---- Dataset section

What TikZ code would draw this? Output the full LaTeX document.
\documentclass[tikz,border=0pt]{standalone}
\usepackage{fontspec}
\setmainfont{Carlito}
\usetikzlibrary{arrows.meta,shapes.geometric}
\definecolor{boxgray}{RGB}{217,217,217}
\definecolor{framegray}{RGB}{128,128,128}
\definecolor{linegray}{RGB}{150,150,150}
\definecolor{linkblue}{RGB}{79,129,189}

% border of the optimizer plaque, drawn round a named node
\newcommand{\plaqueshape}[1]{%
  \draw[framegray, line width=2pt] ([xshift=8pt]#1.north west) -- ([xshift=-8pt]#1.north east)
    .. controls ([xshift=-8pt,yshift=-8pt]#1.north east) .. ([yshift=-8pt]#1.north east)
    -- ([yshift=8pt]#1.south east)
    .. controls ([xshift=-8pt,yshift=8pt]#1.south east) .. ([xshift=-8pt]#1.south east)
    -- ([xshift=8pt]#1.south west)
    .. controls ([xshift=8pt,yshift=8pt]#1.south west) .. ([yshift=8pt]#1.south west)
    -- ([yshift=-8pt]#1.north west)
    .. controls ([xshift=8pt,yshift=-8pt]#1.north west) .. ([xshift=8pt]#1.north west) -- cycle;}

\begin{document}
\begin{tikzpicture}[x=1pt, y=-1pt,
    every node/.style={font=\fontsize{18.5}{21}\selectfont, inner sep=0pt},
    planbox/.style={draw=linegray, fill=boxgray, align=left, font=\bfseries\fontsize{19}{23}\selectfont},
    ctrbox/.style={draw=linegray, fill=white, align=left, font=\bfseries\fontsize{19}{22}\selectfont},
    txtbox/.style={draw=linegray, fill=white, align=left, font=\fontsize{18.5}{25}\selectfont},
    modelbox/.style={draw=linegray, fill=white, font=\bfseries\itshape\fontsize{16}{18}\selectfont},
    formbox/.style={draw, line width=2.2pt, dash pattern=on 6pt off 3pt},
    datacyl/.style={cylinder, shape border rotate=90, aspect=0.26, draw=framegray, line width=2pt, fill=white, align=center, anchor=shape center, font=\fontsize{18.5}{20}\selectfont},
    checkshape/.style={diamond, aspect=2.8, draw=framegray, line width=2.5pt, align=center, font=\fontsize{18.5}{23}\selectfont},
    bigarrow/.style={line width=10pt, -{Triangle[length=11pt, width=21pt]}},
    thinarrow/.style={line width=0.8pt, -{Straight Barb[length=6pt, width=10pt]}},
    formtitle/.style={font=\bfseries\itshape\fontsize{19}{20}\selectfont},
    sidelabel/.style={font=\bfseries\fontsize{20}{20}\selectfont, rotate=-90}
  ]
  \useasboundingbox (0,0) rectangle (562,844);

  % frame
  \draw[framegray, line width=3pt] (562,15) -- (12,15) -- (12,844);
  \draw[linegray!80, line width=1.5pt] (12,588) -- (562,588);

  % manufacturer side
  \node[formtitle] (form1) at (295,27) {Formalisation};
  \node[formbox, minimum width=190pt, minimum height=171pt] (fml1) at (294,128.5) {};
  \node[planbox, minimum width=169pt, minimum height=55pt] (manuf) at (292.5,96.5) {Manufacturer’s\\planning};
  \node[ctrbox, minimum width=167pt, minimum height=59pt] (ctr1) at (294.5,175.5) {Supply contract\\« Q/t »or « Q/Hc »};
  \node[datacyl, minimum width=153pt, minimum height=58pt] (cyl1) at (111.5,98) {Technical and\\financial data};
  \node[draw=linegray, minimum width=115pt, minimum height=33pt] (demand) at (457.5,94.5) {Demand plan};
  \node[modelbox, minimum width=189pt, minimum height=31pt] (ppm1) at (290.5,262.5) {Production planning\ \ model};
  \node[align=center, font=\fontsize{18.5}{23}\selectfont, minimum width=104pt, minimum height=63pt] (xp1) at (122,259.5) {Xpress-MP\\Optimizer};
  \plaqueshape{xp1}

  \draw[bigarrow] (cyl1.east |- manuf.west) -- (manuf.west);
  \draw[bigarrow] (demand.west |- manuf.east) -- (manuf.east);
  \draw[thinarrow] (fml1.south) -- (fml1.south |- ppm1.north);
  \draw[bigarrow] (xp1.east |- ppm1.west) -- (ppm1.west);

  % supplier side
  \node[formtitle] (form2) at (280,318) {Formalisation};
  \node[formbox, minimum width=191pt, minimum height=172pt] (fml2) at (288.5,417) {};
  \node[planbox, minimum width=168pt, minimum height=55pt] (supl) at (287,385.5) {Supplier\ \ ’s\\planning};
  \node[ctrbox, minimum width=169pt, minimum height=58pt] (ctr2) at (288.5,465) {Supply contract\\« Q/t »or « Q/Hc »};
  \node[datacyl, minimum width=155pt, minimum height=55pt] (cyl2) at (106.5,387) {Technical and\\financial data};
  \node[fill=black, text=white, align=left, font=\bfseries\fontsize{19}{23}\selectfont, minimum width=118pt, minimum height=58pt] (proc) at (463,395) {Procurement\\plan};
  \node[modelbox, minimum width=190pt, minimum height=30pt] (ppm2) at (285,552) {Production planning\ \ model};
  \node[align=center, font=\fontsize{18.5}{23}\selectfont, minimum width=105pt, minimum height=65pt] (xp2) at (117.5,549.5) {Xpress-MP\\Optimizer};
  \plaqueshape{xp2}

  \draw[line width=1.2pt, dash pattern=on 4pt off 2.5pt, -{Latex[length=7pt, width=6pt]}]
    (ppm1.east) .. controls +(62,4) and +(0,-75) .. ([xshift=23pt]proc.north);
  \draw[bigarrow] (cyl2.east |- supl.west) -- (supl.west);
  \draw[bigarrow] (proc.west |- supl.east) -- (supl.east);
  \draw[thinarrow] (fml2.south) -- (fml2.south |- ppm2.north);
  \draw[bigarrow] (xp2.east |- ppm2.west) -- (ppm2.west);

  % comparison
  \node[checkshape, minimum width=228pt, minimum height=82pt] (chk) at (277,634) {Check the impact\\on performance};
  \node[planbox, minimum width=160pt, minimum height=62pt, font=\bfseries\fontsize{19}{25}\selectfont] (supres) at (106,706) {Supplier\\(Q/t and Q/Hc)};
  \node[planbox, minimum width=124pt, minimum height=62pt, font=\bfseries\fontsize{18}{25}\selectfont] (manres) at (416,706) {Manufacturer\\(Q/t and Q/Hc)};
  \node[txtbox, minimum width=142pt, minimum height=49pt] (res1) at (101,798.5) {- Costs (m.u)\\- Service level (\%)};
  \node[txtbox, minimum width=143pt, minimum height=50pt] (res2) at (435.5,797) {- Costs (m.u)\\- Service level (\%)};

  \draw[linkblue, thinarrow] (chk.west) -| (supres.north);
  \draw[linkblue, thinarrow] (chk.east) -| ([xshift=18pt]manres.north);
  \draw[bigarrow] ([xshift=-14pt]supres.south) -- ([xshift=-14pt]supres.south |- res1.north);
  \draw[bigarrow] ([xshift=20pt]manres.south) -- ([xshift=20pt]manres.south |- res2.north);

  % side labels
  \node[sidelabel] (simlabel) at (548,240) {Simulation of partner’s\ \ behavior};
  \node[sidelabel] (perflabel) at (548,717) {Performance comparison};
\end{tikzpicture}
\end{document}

--------

**Exercise:** Your task is to output all of the data above word for word.

**Answer to this task:**
What TikZ code would draw this? Output the full LaTeX document.
\documentclass[tikz,border=0pt]{standalone}
\usepackage{fontspec}
\setmainfont{Carlito}
\usetikzlibrary{arrows.meta,shapes.geometric}
\definecolor{boxgray}{RGB}{217,217,217}
\definecolor{framegray}{RGB}{128,128,128}
\definecolor{linegray}{RGB}{150,150,150}
\definecolor{linkblue}{RGB}{79,129,189}

% border of the optimizer plaque, drawn round a named node
\newcommand{\plaqueshape}[1]{%
  \draw[framegray, line width=2pt] ([xshift=8pt]#1.north west) -- ([xshift=-8pt]#1.north east)
    .. controls ([xshift=-8pt,yshift=-8pt]#1.north east) .. ([yshift=-8pt]#1.north east)
    -- ([yshift=8pt]#1.south east)
    .. controls ([xshift=-8pt,yshift=8pt]#1.south east) .. ([xshift=-8pt]#1.south east)
    -- ([xshift=8pt]#1.south west)
    .. controls ([xshift=8pt,yshift=8pt]#1.south west) .. ([yshift=8pt]#1.south west)
    -- ([yshift=-8pt]#1.north west)
    .. controls ([xshift=8pt,yshift=-8pt]#1.north west) .. ([xshift=8pt]#1.north west) -- cycle;}

\begin{document}
\begin{tikzpicture}[x=1pt, y=-1pt,
    every node/.style={font=\fontsize{18.5}{21}\selectfont, inner sep=0pt},
    planbox/.style={draw=linegray, fill=boxgray, align=left, font=\bfseries\fontsize{19}{23}\selectfont},
    ctrbox/.style={draw=linegray, fill=white, align=left, font=\bfseries\fontsize{19}{22}\selectfont},
    txtbox/.style={draw=linegray, fill=white, align=left, font=\fontsize{18.5}{25}\selectfont},
    modelbox/.style={draw=linegray, fill=white, font=\bfseries\itshape\fontsize{16}{18}\selectfont},
    formbox/.style={draw, line width=2.2pt, dash pattern=on 6pt off 3pt},
    datacyl/.style={cylinder, shape border rotate=90, aspect=0.26, draw=framegray, line width=2pt, fill=white, align=center, anchor=shape center, font=\fontsize{18.5}{20}\selectfont},
    checkshape/.style={diamond, aspect=2.8, draw=framegray, line width=2.5pt, align=center, font=\fontsize{18.5}{23}\selectfont},
    bigarrow/.style={line width=10pt, -{Triangle[length=11pt, width=21pt]}},
    thinarrow/.style={line width=0.8pt, -{Straight Barb[length=6pt, width=10pt]}},
    formtitle/.style={font=\bfseries\itshape\fontsize{19}{20}\selectfont},
    sidelabel/.style={font=\bfseries\fontsize{20}{20}\selectfont, rotate=-90}
  ]
  \useasboundingbox (0,0) rectangle (562,844);

  % frame
  \draw[framegray, line width=3pt] (562,15) -- (12,15) -- (12,844);
  \draw[linegray!80, line width=1.5pt] (12,588) -- (562,588);

  % manufacturer side
  \node[formtitle] (form1) at (295,27) {Formalisation};
  \node[formbox, minimum width=190pt, minimum height=171pt] (fml1) at (294,128.5) {};
  \node[planbox, minimum width=169pt, minimum height=55pt] (manuf) at (292.5,96.5) {Manufacturer’s\\planning};
  \node[ctrbox, minimum width=167pt, minimum height=59pt] (ctr1) at (294.5,175.5) {Supply contract\\« Q/t »or « Q/Hc »};
  \node[datacyl, minimum width=153pt, minimum height=58pt] (cyl1) at (111.5,98) {Technical and\\financial data};
  \node[draw=linegray, minimum width=115pt, minimum height=33pt] (demand) at (457.5,94.5) {Demand plan};
  \node[modelbox, minimum width=189pt, minimum height=31pt] (ppm1) at (290.5,262.5) {Production planning\ \ model};
  \node[align=center, font=\fontsize{18.5}{23}\selectfont, minimum width=104pt, minimum height=63pt] (xp1) at (122,259.5) {Xpress-MP\\Optimizer};
  \plaqueshape{xp1}

  \draw[bigarrow] (cyl1.east |- manuf.west) -- (manuf.west);
  \draw[bigarrow] (demand.west |- manuf.east) -- (manuf.east);
  \draw[thinarrow] (fml1.south) -- (fml1.south |- ppm1.north);
  \draw[bigarrow] (xp1.east |- ppm1.west) -- (ppm1.west);

  % supplier side
  \node[formtitle] (form2) at (280,318) {Formalisation};
  \node[formbox, minimum width=191pt, minimum height=172pt] (fml2) at (288.5,417) {};
  \node[planbox, minimum width=168pt, minimum height=55pt] (supl) at (287,385.5) {Supplier\ \ ’s\\planning};
  \node[ctrbox, minimum width=169pt, minimum height=58pt] (ctr2) at (288.5,465) {Supply contract\\« Q/t »or « Q/Hc »};
  \node[datacyl, minimum width=155pt, minimum height=55pt] (cyl2) at (106.5,387) {Technical and\\financial data};
  \node[fill=black, text=white, align=left, font=\bfseries\fontsize{19}{23}\selectfont, minimum width=118pt, minimum height=58pt] (proc) at (463,395) {Procurement\\plan};
  \node[modelbox, minimum width=190pt, minimum height=30pt] (ppm2) at (285,552) {Production planning\ \ model};
  \node[align=center, font=\fontsize{18.5}{23}\selectfont, minimum width=105pt, minimum height=65pt] (xp2) at (117.5,549.5) {Xpress-MP\\Optimizer};
  \plaqueshape{xp2}

  \draw[line width=1.2pt, dash pattern=on 4pt off 2.5pt, -{Latex[length=7pt, width=6pt]}]
    (ppm1.east) .. controls +(62,4) and +(0,-75) .. ([xshift=23pt]proc.north);
  \draw[bigarrow] (cyl2.east |- supl.west) -- (supl.west);
  \draw[bigarrow] (proc.west |- supl.east) -- (supl.east);
  \draw[thinarrow] (fml2.south) -- (fml2.south |- ppm2.north);
  \draw[bigarrow] (xp2.east |- ppm2.west) -- (ppm2.west);

  % comparison
  \node[checkshape, minimum width=228pt, minimum height=82pt] (chk) at (277,634) {Check the impact\\on performance};
  \node[planbox, minimum width=160pt, minimum height=62pt, font=\bfseries\fontsize{19}{25}\selectfont] (supres) at (106,706) {Supplier\\(Q/t and Q/Hc)};
  \node[planbox, minimum width=124pt, minimum height=62pt, font=\bfseries\fontsize{18}{25}\selectfont] (manres) at (416,706) {Manufacturer\\(Q/t and Q/Hc)};
  \node[txtbox, minimum width=142pt, minimum height=49pt] (res1) at (101,798.5) {- Costs (m.u)\\- Service level (\%)};
  \node[txtbox, minimum width=143pt, minimum height=50pt] (res2) at (435.5,797) {- Costs (m.u)\\- Service level (\%)};

  \draw[linkblue, thinarrow] (chk.west) -| (supres.north);
  \draw[linkblue, thinarrow] (chk.east) -| ([xshift=18pt]manres.north);
  \draw[bigarrow] ([xshift=-14pt]supres.south) -- ([xshift=-14pt]supres.south |- res1.north);
  \draw[bigarrow] ([xshift=20pt]manres.south) -- ([xshift=20pt]manres.south |- res2.north);

  % side labels
  \node[sidelabel] (simlabel) at (548,240) {Simulation of partner’s\ \ behavior};
  \node[sidelabel] (perflabel) at (548,717) {Performance comparison};
\end{tikzpicture}
\end{document}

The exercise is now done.